The New Social Contract
To obtain the necessary political support for the above changes, a new social contract is needed that strikes a better balance between individual responsibility and collective security. Workers need to become less dependent on their employers for pensions and health care and individuals need more control over them. Government assistance should be conditioned on responsible behavior, including an affirmative obligation to work. In exchange, workers should be able to count on a higher level of protection against the uncertainties and dislocations that accompany a dynamic society. This includes a fair distribution of the benefits of higher growth, better access to decent education and health care, and tougher enforcement of laws against deceptive and anti-competitive behavior.
The new social contract should provide the minimum level of income needed for a decent standard of living. It should take the form of an income supplement so that individuals have the maximum flexibility to meet their own needs. And it should be accompanied by policy reforms that make it easier for everyone to find decent shelter, save, obtain the training needed to improve their prospects, and gain access to affordable health care.
The achievement of each of these goals requires the government to have a long-term focus. This is unlikely unless it first learns how to balance its commitments with its resources.
The recent fiscal crisis is highlighting the large gap that has developed between America’s commitments to the future in the form of entitlement programs, debt, and infrastructure needs and its present ability to pay for them.

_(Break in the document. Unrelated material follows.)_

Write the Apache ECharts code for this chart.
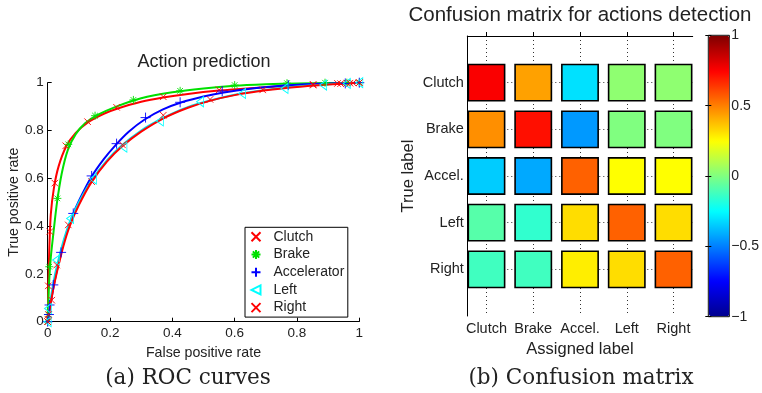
<!DOCTYPE html>
<html><head><meta charset="utf-8">
<script src="https://cdn.jsdelivr.net/npm/echarts@6/dist/echarts.min.js"></script>
<style>html,body{margin:0;padding:0;background:#fff}#c{width:762px;height:393px}</style>
</head><body><div id="c"></div>
<script>
// ---------- ROC data (fitted curves + sample markers) ----------
const clutchCurve = [[0,0],[0.002,0.15],[0.005,0.3],[0.01,0.45],[0.02,0.56],[0.035,0.65],[0.06,0.735],[0.09,0.79],[0.13,0.835],[0.18,0.87],[0.22,0.89],[0.3,0.92],[0.37,0.938],[0.45,0.953],[0.55,0.967],[0.65,0.977],[0.75,0.985],[0.85,0.992],[0.93,0.996],[1,1]];
const brakeCurve = [[0,0],[0.004,0.15],[0.01,0.27],[0.02,0.39],[0.03,0.5],[0.045,0.62],[0.065,0.72],[0.09,0.785],[0.12,0.83],[0.16,0.865],[0.22,0.9],[0.3,0.935],[0.4,0.96],[0.5,0.976],[0.6,0.987],[0.7,0.993],[0.8,0.997],[0.9,0.999],[1,1]];
const accelCurve = [[0,0],[0.005,0.04],[0.01,0.08],[0.02,0.155],[0.04,0.275],[0.06,0.37],[0.08,0.445],[0.1,0.505],[0.14,0.605],[0.18,0.68],[0.22,0.742],[0.26,0.795],[0.31,0.845],[0.37,0.888],[0.43,0.918],[0.5,0.942],[0.56,0.958],[0.65,0.975],[0.75,0.987],[0.85,0.995],[1,1]];
const leftCurve = [[0,0],[0.005,0.05],[0.01,0.1],[0.02,0.175],[0.03,0.235],[0.05,0.335],[0.07,0.415],[0.1,0.5],[0.14,0.59],[0.19,0.675],[0.24,0.74],[0.3,0.8],[0.36,0.845],[0.43,0.888],[0.5,0.918],[0.6,0.95],[0.7,0.97],[0.8,0.984],[0.9,0.993],[1,1]];
const rightCurve = [[0,0],[0.005,0.04],[0.01,0.08],[0.02,0.15],[0.03,0.21],[0.05,0.315],[0.07,0.398],[0.1,0.488],[0.14,0.583],[0.19,0.67],[0.24,0.735],[0.3,0.795],[0.37,0.85],[0.45,0.895],[0.52,0.924],[0.6,0.948],[0.7,0.968],[0.8,0.982],[0.9,0.992],[1,1]];

const clutchPts = [[0,0],[0.001,0.01],[0.002,0.15],[0.007,0.377],[0.023,0.58],[0.058,0.736],[0.128,0.837],[0.221,0.897],[0.371,0.941],[0.55,0.97],[0.852,0.993],[0.93,0.997],[0.96,0.998],[0.98,0.999],[1,1]];
const brakePts = [[0,0],[0.002,0.03],[0.005,0.23],[0.031,0.516],[0.066,0.742],[0.152,0.862],[0.275,0.928],[0.425,0.966],[0.6,0.99],[0.768,0.998],[0.89,1],[0.96,1],[1,1]];
const accelPts = [[0,0],[0.004,0.03],[0.006,0.07],[0.018,0.154],[0.043,0.29],[0.082,0.453],[0.141,0.61],[0.221,0.745],[0.314,0.854],[0.425,0.918],[0.56,0.965],[0.772,0.99],[0.955,0.997],[1,1]];
const leftPts = [[0,0],[0.001,0.055],[0.027,0.258],[0.072,0.432],[0.145,0.597],[0.243,0.73],[0.36,0.84],[0.489,0.92],[0.624,0.955],[0.76,0.976],[0.884,0.99],[0.96,0.997],[1,1]];
const rightPts = [[0,0],[0.003,0.03],[0.013,0.09],[0.029,0.237],[0.066,0.405],[0.141,0.586],[0.24,0.74],[0.371,0.864],[0.521,0.93],[0.69,0.97],[0.852,0.99],[0.94,0.996],[0.97,0.998],[1,1]];

const rocNames = ['Clutch','Brake','Accelerator','Left','Right'];

// ---------- Confusion matrix ----------
const classes = ['Clutch','Brake','Accel.','Left','Right'];
const confusion = [
  [0.76, 0.435, -0.31, 0.03, 0.03],
  [0.47, 0.72, -0.45, 0.0, 0.0],
  [-0.35, -0.42, 0.56, 0.25, 0.25],
  [-0.083, -0.155, 0.317, 0.56, 0.317],
  [-0.125, -0.125, 0.283, 0.317, 0.56]
];
const classPos = [1,2,3,4,5];
const cbarTicks = [-1,-0.5,0,0.5,1];
const cbarLabels = ['\u22121','\u22120.5','0','0.5','1'];

const FONT = 'Liberation Sans';
const TXT = '#222';

const cells = [];
confusion.forEach((row, r) => row.forEach((v, c) => cells.push([classPos[c], classPos[r], v])));

const jet = ['#00008F','#0000FF','#0080FF','#00FFFF','#80FF80','#FFFF00','#FF8000','#FF0000','#800000'];

const SYM = {
  x: 'path://M0,0L10,10M10,0L0,10',
  star: 'path://M5,0L5,10M0,5L10,5M1.5,1.5L8.5,8.5M8.5,1.5L1.5,8.5',
  plus: 'path://M5,0L5,10M0,5L10,5',
  tri: 'path://M10,0L0,5L10,10Z'
};

function curve(name, data, color) {
  return {type:'line', name: name, xAxisIndex:0, yAxisIndex:0, data: data, showSymbol:false,
    smooth:0.25, lineStyle:{color:color, width:2}, itemStyle:{color:color}, silent:true, animation:false, z:2};
}
function marks(name, data, color, sym, size) {
  return {type:'scatter', name: name, xAxisIndex:0, yAxisIndex:0, data: data, symbol: sym, symbolSize: size,
    itemStyle:{color: sym === SYM.tri ? 'rgba(0,0,0,0)' : color, borderColor: color, borderWidth: 0.9, opacity:1},
    silent:true, animation:false, z:3};
}

const axisLineBlack = {show:true, lineStyle:{color:'#000', width:1}};

const option = {
  animation:false,
  backgroundColor:'#fff',
  textStyle:{fontFamily: FONT},
  title: [
    {text:'Action prediction', left:204, top:53, textAlign:'center', padding:0,
     textStyle:{fontFamily:FONT, fontSize:18, fontWeight:'normal', color:TXT}},
    {text:'Confusion matrix for actions detection', left:580, top:5, textAlign:'center', padding:0,
     textStyle:{fontFamily:FONT, fontSize:20.5, fontWeight:'normal', color:TXT}},
    {text:'(a) ROC curves', left:188, top:367, textAlign:'center', padding:0,
     textStyle:{fontFamily:'DejaVu Serif', fontSize:21.5, fontWeight:'normal', color:TXT}},
    {text:'(b) Confusion matrix', left:581, top:367, textAlign:'center', padding:0,
     textStyle:{fontFamily:'DejaVu Serif', fontSize:21.5, fontWeight:'normal', color:TXT}}
  ],
  legend: {
    data: rocNames, orient:'vertical', left:245, top:227.3, padding:[2.5, 3.5, 2.5, 5.5],
    itemWidth:25, itemHeight:9, itemGap:3.7, selectedMode:false,
    backgroundColor:'#fff', borderColor:'#000', borderWidth:1,
    textStyle:{fontFamily:FONT, fontSize:14, color:TXT}
  },
  grid: [
    {left:47.7, top:82.7, width:311.6, height:239},
    {left:467.3, top:36, width:225.4, height:280},
    {left:708.3, top:35.3, width:21.7, height:281.4, show:true, borderColor:'#000', borderWidth:1, backgroundColor:'rgba(0,0,0,0)'}
  ],
  xAxis: [
    {gridIndex:0, type:'value', min:0, max:1, interval:0.2, axisLine:axisLineBlack,
     axisTick:{show:true, inside:true, length:4, lineStyle:{color:'#000'}},
     axisLabel:{fontFamily:FONT, fontSize:13.5, color:TXT, margin:5}, splitLine:{show:false},
     name:'False positive rate', nameLocation:'middle', nameGap:18,
     nameTextStyle:{fontFamily:FONT, fontSize:14.2, color:TXT}},
    {gridIndex:1, type:'value', min:0.59, max:5.41, axisLine:axisLineBlack,
     axisTick:{show:true, inside:true, length:4, customValues:classPos, lineStyle:{color:'#000'}},
     axisLabel:{fontFamily:FONT, fontSize:14.5, color:TXT, margin:5, customValues:classPos,
       formatter: v => classes[Math.round(v) - 1] || ''},
     splitLine:{show:true, lineStyle:{color:'#333', type:[1,3], width:1}},
     name:'Assigned label', nameLocation:'middle', nameGap:19,
     nameTextStyle:{fontFamily:FONT, fontSize:16.5, color:TXT}},
    {gridIndex:2, type:'value', min:0, max:1, show:false}
  ],
  yAxis: [
    {gridIndex:0, type:'value', min:0, max:1, interval:0.2, axisLine:axisLineBlack,
     axisTick:{show:true, inside:true, length:4, lineStyle:{color:'#000'}},
     axisLabel:{fontFamily:FONT, fontSize:13.5, color:TXT, margin:4}, splitLine:{show:false},
     name:'True positive rate', nameLocation:'middle', nameGap:25.6,
     nameTextStyle:{fontFamily:FONT, fontSize:14.2, color:TXT}},
    {gridIndex:1, type:'value', min:0, max:6, inverse:true, axisLine:axisLineBlack,
     axisTick:{show:true, inside:true, length:4, customValues:classPos, lineStyle:{color:'#000'}},
     axisLabel:{fontFamily:FONT, fontSize:14.5, color:TXT, margin:3.5, customValues:classPos,
       formatter: v => classes[Math.round(v) - 1] || ''},
     splitLine:{show:true, lineStyle:{color:'#333', type:[1,3], width:1}},
     name:'True label', nameLocation:'middle', nameGap:50,
     nameTextStyle:{fontFamily:FONT, fontSize:16.5, color:TXT}},
    {gridIndex:2, type:'value', min:-1, max:1, interval:0.5, position:'right', z:10,
     axisLine:{show:false}, splitLine:{show:false},
     axisTick:{show:true, inside:true, length:3, lineStyle:{color:'#000'}},
     axisLabel:{fontFamily:FONT, fontSize:14, color:TXT, margin:2,
       formatter: v => cbarLabels[cbarTicks.indexOf(v)]}},
    {gridIndex:2, type:'value', min:-1, max:1, interval:0.5, position:'left', z:10,
     axisLine:{show:false}, splitLine:{show:false}, axisLabel:{show:false},
     axisTick:{show:true, inside:true, length:3, lineStyle:{color:'#000'}}}
  ],
  visualMap: {
    type:'continuous', min:-1, max:1, seriesIndex:10, dimension:2,
    left:708.8, top:35.8, itemWidth:20.7, itemHeight:280.4, padding:0,
    calculable:false, hoverLink:false, text:null, showLabel:false,
    inRange:{color: jet}
  },
  series: [
    marks('Clutch', clutchPts, '#FF0000', SYM.x, 6.5),
    curve('Clutch fit', clutchCurve, '#FF0000'),
    marks('Brake', brakePts, '#00E000', SYM.star, 8),
    curve('Brake fit', brakeCurve, '#00E000'),
    marks('Accelerator', accelPts, '#0000FF', SYM.plus, 10),
    curve('Accelerator fit', accelCurve, '#0000FF'),
    marks('Left', leftPts, '#00FFFF', SYM.tri, [7,10]),
    curve('Left fit', leftCurve, '#00E8F0'),
    marks('Right', rightPts, '#FF0000', SYM.x, 6.5),
    curve('Right fit', rightCurve, '#FF0000'),
    {type:'scatter', name:'confusion', xAxisIndex:1, yAxisIndex:1, data: cells, symbol:'rect', symbolSize:36.3,
     itemStyle:{borderColor:'#000', borderWidth:1.6, opacity:1}, silent:true, animation:false, z:5}
  ]
};

const chart = echarts.init(document.getElementById('c'), null, {renderer:'canvas'});
chart.setOption(option);
</script>
</body></html>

Far too many sectors of society, including all levels of government, are burdened with commitments that they cannot keep. These commitments need to be renegotiated so that resources are devoted to more productive uses and the burden of future investment is more evenly spread. A government that tries to meet every want is unlikely in the end to be able to meet even its most important needs.
In facing these challenges it is important to remember that, not only do other nations face their own challenges, our problems are in many ways less serious and our strengths more solid than those of our major competitors. But the failure of other nations should not give us hope for, until we face up to the challenges before us, we will fall far short of of our potential.